Ohio Binding Signage
There are some gunnies that maintain that binding signage should be illegal, contending that it's an infringement on their right to keep and bear arms. I have heard others say something along the lines of "I don't care if they post or not. My gun's concealed, and they won't know if I'm carrying or not."

As much as I support the 2A and gun rights, I can't support this particular stance. What we're running into here is a collision or conflict of rights. I personally feel that a business owner should be able to set reasonable restrictions on his patrons, whether they are on attire, behavior or almost anything else. Freedom of Association and Freedom of Contract come into play here.

As gunnies, we absolutely have the right to protest, to send letters, to refuse to do business, and to encourage businesses to change their policies. What we don't have the right to do is ignore lawfully posted signage. We cannot, in good faith, argue that our rights should be respected while at the same time ignoring the rights of others.

Now, I think governmental entities should NOT be allowed to post binding signage. The Second Amendment, and similar state statutory and constitutional guarantees, are supposed to be checks on governmental overreach. Based on that, I don't think the government should be able to restrict the lawful carry of weapons on its properties.

The stickier proposition for me has to do with non-binding signage. They do not have legal force, but they are obviously expressing the proprietor's intentions. For example, in Kentucky the binding signage laws apply to concealed carry only. Theoretically, even if signage is posted, open carry is still permissible (the Commonwealth has constitutionally-protected open carry with full state preemption). That being said, if you open carry in there, you should be fully prepared to leave when asked. If you refuse to leave, you are now subject to criminal trespass statutes.

Here is my personal position on non-binding signage. I think gunnies should respect those signs. A business should be free to do business with whomever they desire, and should not have to do business with those they'd rather not. Obviously, if "no guns allowed" signs are actively proscribed by law, then that's a whole different scenario. But where the law is silent, we should be respectful of one another's positions.

Advocate for a business to change? Absolutely.

Completely ignore their wishes?

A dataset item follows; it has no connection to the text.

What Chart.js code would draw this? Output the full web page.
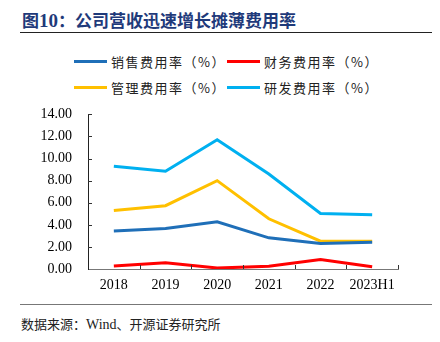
<!DOCTYPE html>
<html>
<head>
<meta charset="utf-8">
<script src="https://cdn.jsdelivr.net/npm/chart.js@4/dist/chart.umd.min.js"></script>
<style>
  body { margin: 0; width: 440px; height: 342px; background: #fff; position: relative; overflow: hidden; }
  #title { position: absolute; left: 22px; top: 7px; font: bold 17px "Noto Sans CJK SC", sans-serif; color: #1f3a7a; white-space: nowrap; }
  #title .num { font-family: "Liberation Serif", serif; font-size: 19px; }
  #topRule { position: absolute; left: 20px; top: 32px; width: 412px; height: 1px; background: #222; }
  #legend { position: absolute; left: 74px; top: 50px; width: 340px; }
  .item { position: absolute; height: 22px; display: flex; align-items: center; white-space: nowrap;
          font: 13px "Noto Sans CJK SC", sans-serif; color: #222; letter-spacing: 1.5px; }
  .item .swatch { width: 33px; height: 3px; margin-right: 4px; }
  #chartBox { position: absolute; left: 0; top: 90px; }
  #chartBox canvas { display: block; }
  #bottomRule { position: absolute; left: 20px; top: 304px; width: 412px; height: 1px; background: #777; }
  #source { position: absolute; left: 21px; top: 314px; font: 13px "Noto Sans CJK SC", sans-serif; color: #222; white-space: nowrap; }
  #source .lat { font-family: "Liberation Serif", serif; font-size: 14px; }
</style>
</head>
<body>
<div id="title">图<span class="num">10</span>：公司营收迅速增长摊薄费用率</div>
<div id="topRule"></div>
<div id="legend"></div>
<div id="chartBox"><canvas id="myChart" width="440" height="210"></canvas></div>
<div id="bottomRule"></div>
<div id="source">数据来源：<span class="lat">Wind</span>、开源证券研究所</div>

<script>
'use strict';
// years on the x axis
let years=['2018','2019','2020','2021','2022','2023H1'];
// expense ratios (%)
let salesRate=[3.45,3.66,4.27,2.82,2.30,2.43];
let financeRate=[0.27,0.57,0.09,0.24,0.85,0.21];
let adminRate=[5.30,5.73,8.00,4.55,2.52,2.52];
let rdRate=[9.30,8.85,11.70,8.60,5.03,4.91];
// y ticks
let yTicks=[0,2,4,6,8,10,12,14];

let seriesNames=['销售费用率（%）','财务费用率（%）','管理费用率（%）','研发费用率（%）'];
let seriesColors=['#1f6fb8','#ff0000','#ffc000','#00b0f0'];
let seriesData=[salesRate,financeRate,adminRate,rdRate];

// html legend, 2 x 2
let legendBox=document.getElementById('legend');
for (let i = 0; i < seriesNames.length; i++) {
  let item=document.createElement('div');
  item.className='item';
  item.style.left=(i%2===0 ? 0 : 153)+'px';
  item.style.top=(i<2 ? 0 : 26)+'px';
  let sw=document.createElement('span');
  sw.className='swatch';
  sw.style.background=seriesColors[i];
  let label=document.createElement('span');
  label.textContent=seriesNames[i];
  item.appendChild(sw);
  item.appendChild(label);
  legendBox.appendChild(item);
}

// small tick marks pointing into the plot area
let innerTicks={
  id:'innerTicks',
  afterDraw(chart){
    let ctx=chart.ctx;
    let x=chart.scales.x;
    let y=chart.scales.y;
    ctx.save();
    ctx.strokeStyle='#333';
    ctx.lineWidth=1;
    ctx.beginPath();
    for (let i = 1; i < y.ticks.length; i++) {
      let py=Math.round(y.getPixelForTick(i))+0.5;
      ctx.moveTo(x.left, py);
      ctx.lineTo(x.left+4, py);
    }
    let step=x.getPixelForTick(1)-x.getPixelForTick(0);
    for (let i = 0; i < years.length; i++) {
      let px=Math.round(x.getPixelForTick(i)+step/2)+0.5;
      ctx.moveTo(px, y.bottom);
      ctx.lineTo(px, y.bottom-4);
    }
    ctx.stroke();
    ctx.restore();
  }
};

let datasets=[];
for (let i = 0; i < seriesNames.length; i++) {
  datasets.push({
    label:seriesNames[i],
    data:seriesData[i],
    borderColor:seriesColors[i],
    backgroundColor:seriesColors[i],
    borderWidth:3,
    pointRadius:0,
    tension:0,
    fill:false
  });
}

let ctx=document.getElementById('myChart').getContext('2d');
let myChart=new Chart(ctx,{
  type:'line',
  data:{ labels:years, datasets:datasets },
  plugins:[innerTicks],
  options:{
    responsive:false,
    animation:false,
    devicePixelRatio:1,
    layout:{ padding:{ top:4, right:42, left:0, bottom:0 } },
    plugins:{ legend:{ display:false }, tooltip:{ enabled:false } },
    scales:{
      x:{
        offset:true,
        grid:{ display:false, drawTicks:false },
        border:{ display:true, color:'#777', width:1 },
        ticks:{ color:'#000', padding:8, maxRotation:0, autoSkip:false,
                font:{ family:'"Liberation Serif", serif', size:14 } },
        afterFit(scale){ scale.height=31; }
      },
      y:{
        min:0, max:14,
        afterBuildTicks(scale){ scale.ticks=yTicks.map(v=>({value:v})); },
        grid:{ display:false, drawTicks:false },
        border:{ display:true, color:'#222', width:1 },
        ticks:{ color:'#000', padding:16,
                callback:(v)=>Number(v).toFixed(2),
                font:{ family:'"Liberation Serif", serif', size:14 } },
        afterFit(scale){ scale.width=88; }
      }
    }
  }
});
</script>
</body>
</html>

Not so much.

We have other battles we should be fighting instead.


  1. I think that people should respect the sings where they can.

    I live in a small city between two large ones so I have plenty of options if a company post non-binding signage.
    On the other hand, there are some places that ONLY carry the product I need/want or in small towns are the only game around; so I would ignore signs in those cases.

    My reasoning is simply; I think that store is trying to play both sides of the fence. The statute and exact wording to LEGALLY exclude gun owners is simple to find. Heck many retail supply shops sell pre-printed signs.

    So they post a sign they know isn't legal and it gives the antis a warm fuzzy feeling and the pro-rights people are given a wink, nod, nudge nudge permission.

    1. Bob,

      I think that's a slightly different situation, and one that I neglected to cover. If statutes prescribe HOW signage should be posted, and the signage in place is non-compliant, then I think that signage can be discounted. The law is NOT neutral in this case.

      But what would you do in a situation where they were the only game in town, and had the legally prescribed signage in place? Would you still ignore the signs? What if the law was neutral on signage, and they had a sign posted?

    2. Merlin,

      If it is the only game in town, I would patronize the store but not carry in normal conditions.
      I reserve the right to change my mind if there is civil unrest, high crime in the area, etc.

      It is a fine line. I do respect their right to exclude objects that offend them. I also will exercise my right to show them how little respect I have for them if they do so.

      Luckily it doesn't come up often in Texas; between being a CHL friendly area and multiple venues (including the web) we can shop a variety of places.

  2. I'd be OK with private business owners being able to post. So long as their willing to accept full responsibility for their patrons' safety while they are going to, in, or going from their establishment.

    1. That's another aspect to the whole discussion that perhaps I should have addressed.

      One of the excuses given for stores posting signage is that they don't want the liability if Customer Joe Bob ventilates Customer Francoise.

      I think states that have included liability waivers and limitations for stores that do not post signage are going about things the right way.